Signed-off-by: Marko Rosenmueller <5467316+dr75@users.noreply.github.com>
2025-04-30 14:27:21 +02:00
parent a7d5b016bd
commit 77073c77bc
18 changed files with 328 additions and 126 deletions
--- a/tests/entrypoints/openai/test_serving_chat.py
+++ b/tests/entrypoints/openai/test_serving_chat.py
@ -272,3 +272,43 @@ def test_serving_chat_could_load_correct_generation_config():

    assert mock_engine.generate.call_args.args[1].temperature == 0.0
    assert mock_engine.generate.call_args.args[1].repetition_penalty == 1.05
+
+
+def test_serving_chat_did_set_correct_cache_salt():
+    mock_model_config = MockModelConfig()
+
+    mock_engine = MagicMock(spec=MQLLMEngineClient)
+    mock_engine.get_tokenizer.return_value = get_tokenizer(MODEL_NAME)
+    mock_engine.errored = False
+
+    # Initialize the serving chat
+    models = OpenAIServingModels(engine_client=mock_engine,
+                                 base_model_paths=BASE_MODEL_PATHS,
+                                 model_config=mock_model_config)

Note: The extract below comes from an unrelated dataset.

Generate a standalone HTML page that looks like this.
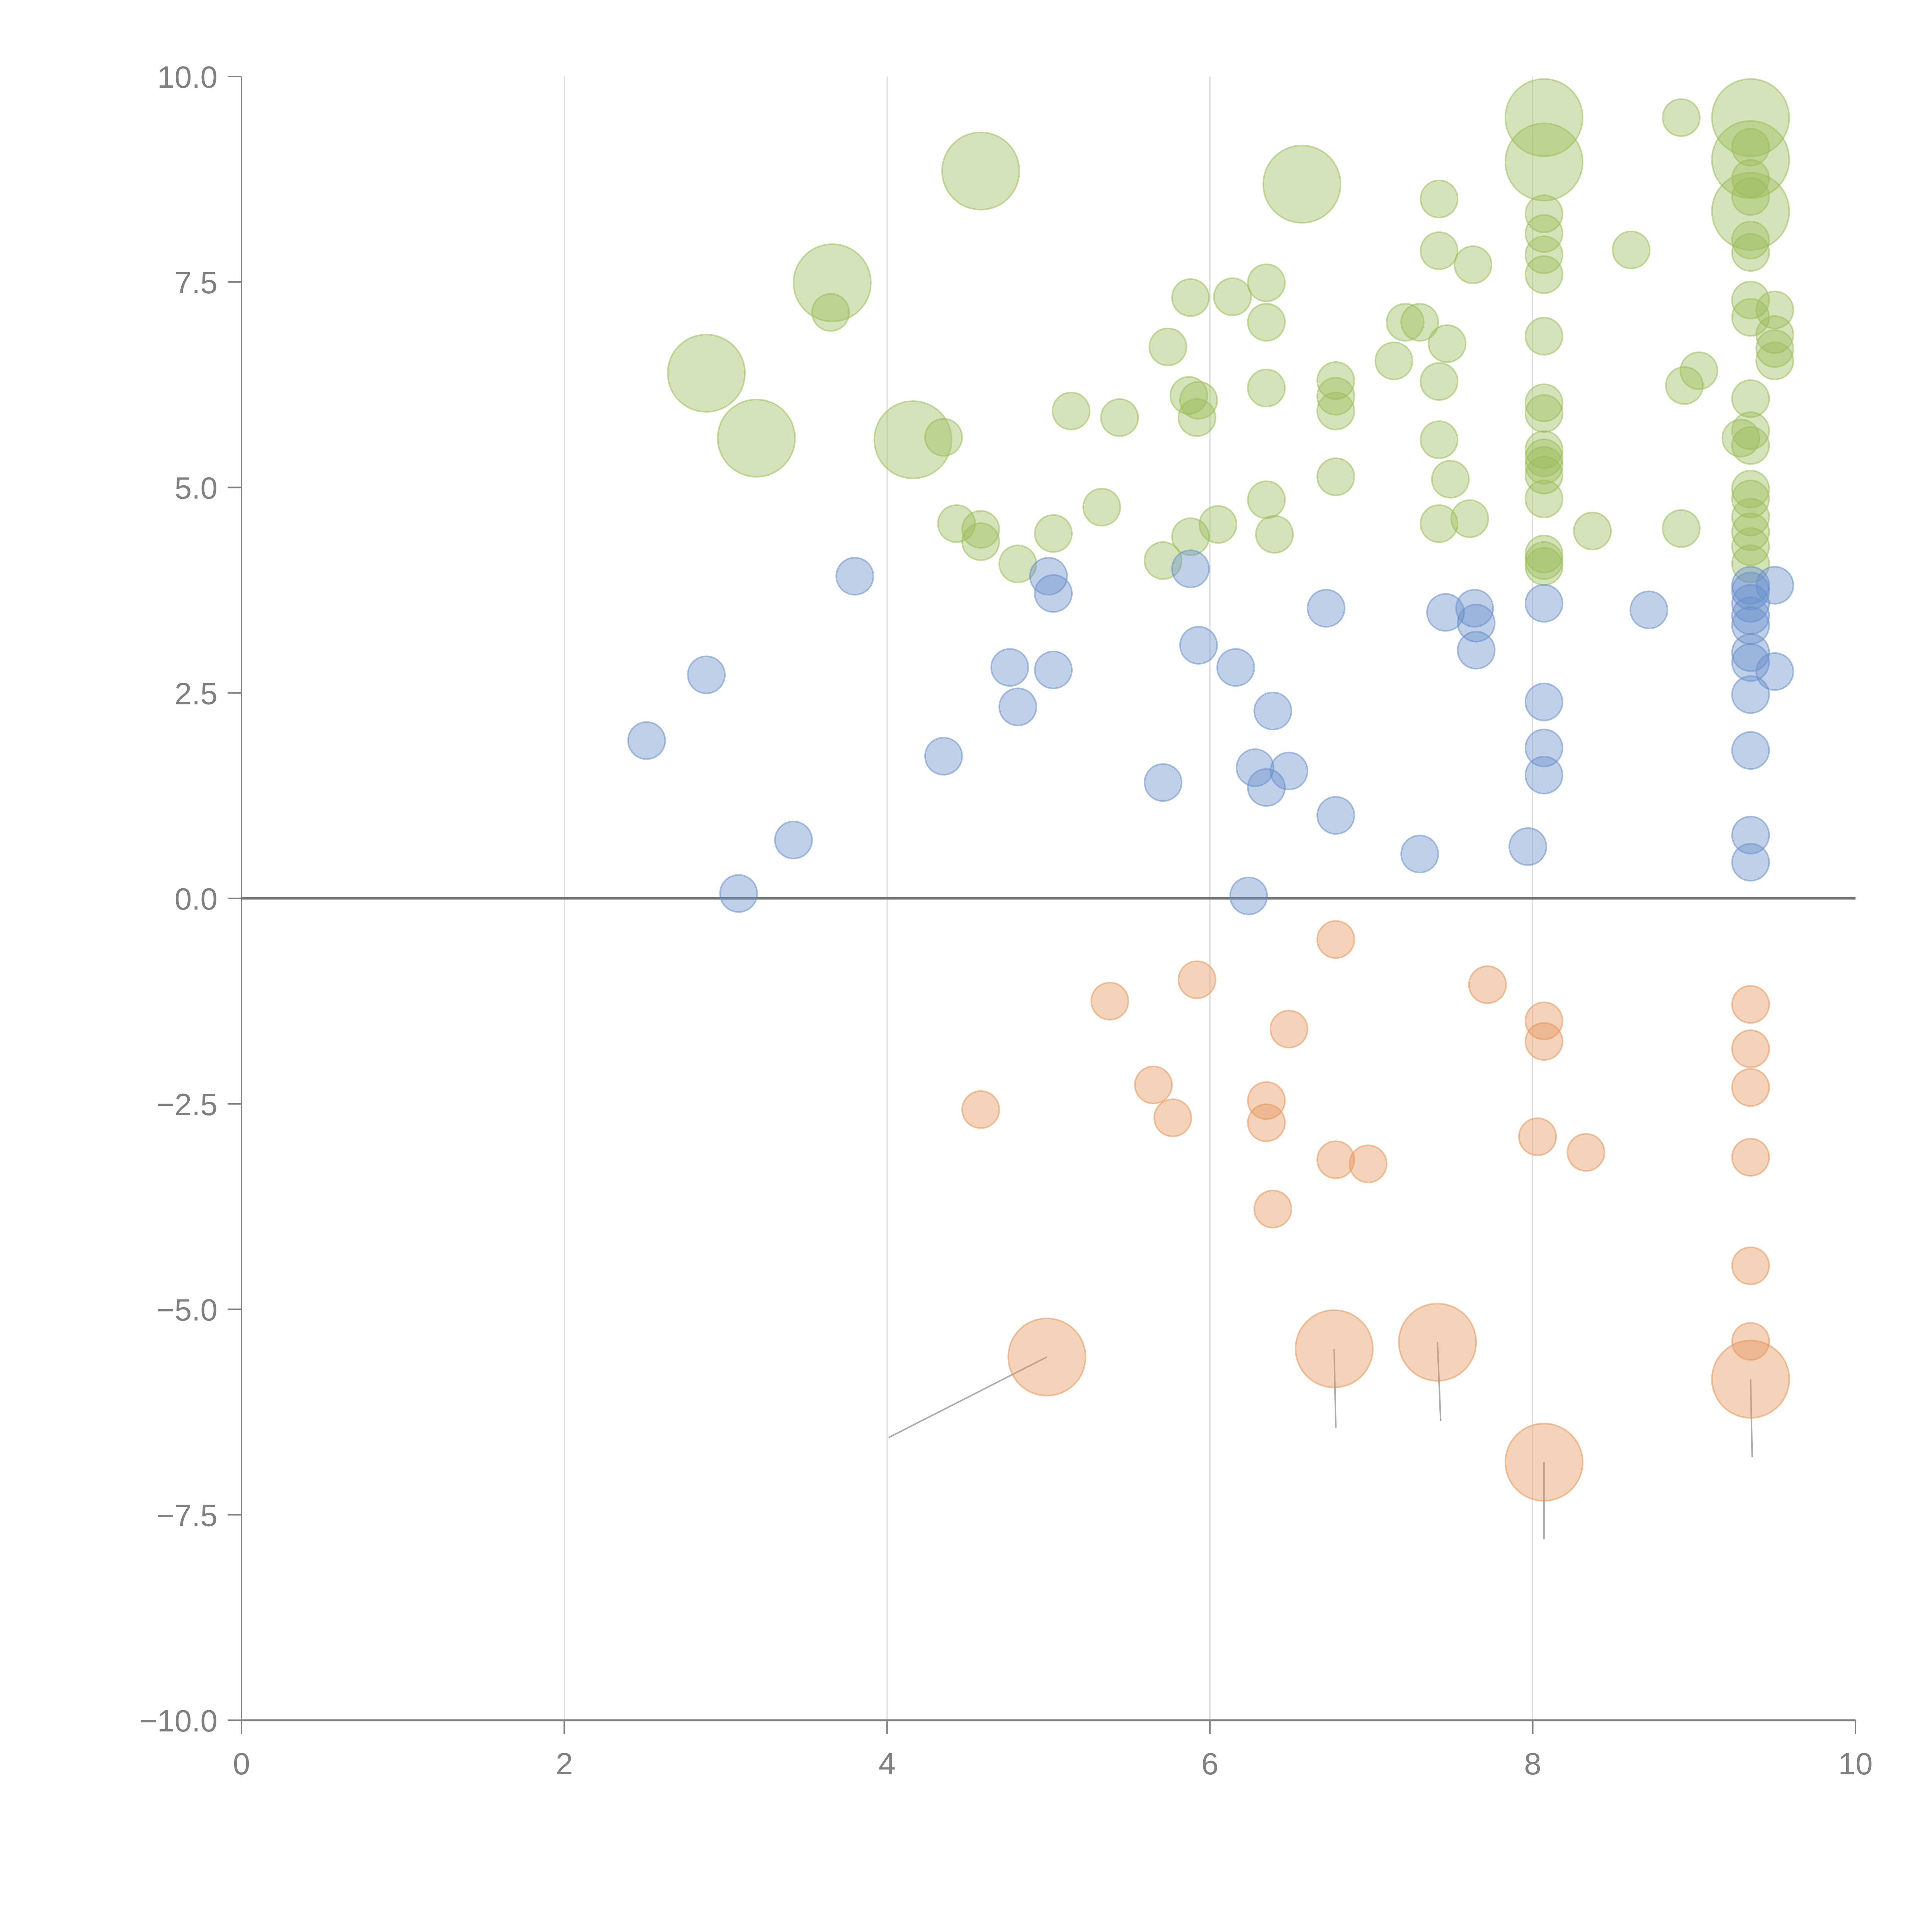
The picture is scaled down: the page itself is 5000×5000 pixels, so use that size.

+    serving_chat = OpenAIServingChat(mock_engine,
+                                     mock_model_config,
+                                     models,
+                                     response_role="assistant",
+                                     chat_template=CHAT_TEMPLATE,
+                                     chat_template_content_format="auto",
+                                     request_logger=None)
+
+    # Test cache_salt
+    req = ChatCompletionRequest(
+        model=MODEL_NAME,
+        messages=[{
+            "role": "user",
+            "content": "what is 1+1?"
+        }],
+    )
+
+    # By default cache_salt in the engine prompt is not set
+    with suppress(Exception):
+        asyncio.run(serving_chat.create_chat_completion(req))
+    assert "cache_salt" not in mock_engine.generate.call_args.args[0]
+
+    # Test with certain cache_salt
+    req.cache_salt = "test_salt"
+    with suppress(Exception):
+        asyncio.run(serving_chat.create_chat_completion(req))
+    assert mock_engine.generate.call_args.args[0]["cache_salt"] == "test_salt"